Kurtulmuş, düşünce sistematiği olarak yıllardır bu kadar büyük yanlışlıklarla, bu kadar büyük eksikliklerle dolu olan bu örgütün, en büyük yanlışının ise en sonunda bütün bu yanlışlıkların hepsini örtecek şekilde cinayet şebekesine çıkardıkları tavırlarıyla son noktayı koyduklarını söyledi.
Bu adamların 238 masum insanın kanına girdiğini dile getiren Kurtulmuş, çok sayıda insanı da katletmek için hesaplar kurduklarını, ancak Allah'ın hesapları bozduğunu ifade etti.
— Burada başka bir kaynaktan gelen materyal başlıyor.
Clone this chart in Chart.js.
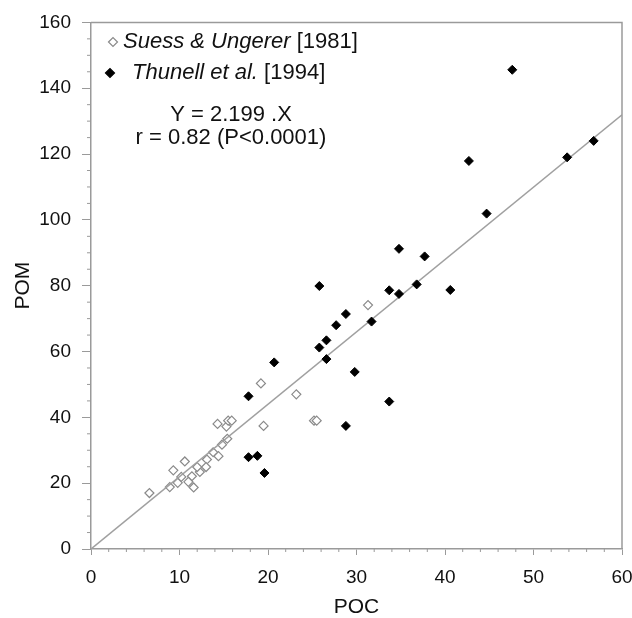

"Bu katiller, caniler İslam tarihinin yüz karası, kara bir örgüt olarak tarihin karanlık çöplüğüne atılacaklardır" diyen Kurtulmuş, şunları kaydetti:
"Milletimize çok büyük bir tahribat açtıkları, milletin zihninde derin yaralar oluşturdukları kuşkusuzdur. Şimdi hep beraber, bu yaraları sarma zamanıdır. Bu yaraları sararken asla ve asla bu örgütle ilgili, irtibatlı, iltisaklı olan hiç kimseye karşı merhametli olmayacağız. Hiç kimse endişe etmesin, bunlar yapılırken bunlarla hiçbir şekilde gönül bağı, irtibatı ve iltisakı olmayan hiç kimseye de haksızlık yapılmayacak, zulmedilmeyecektir. Din camiamızın ve Türkiye'deki din alimlerinin vazifesi de bu adamları, İslam tarihinin, İslam fikriyatının bütün tarihinden kazımak ve bunları milletin gönlünden, zihninden İslam'la ilgisi olmayan karanlık bir örgüt olarak tamamıyla kazıyıp atmaktır."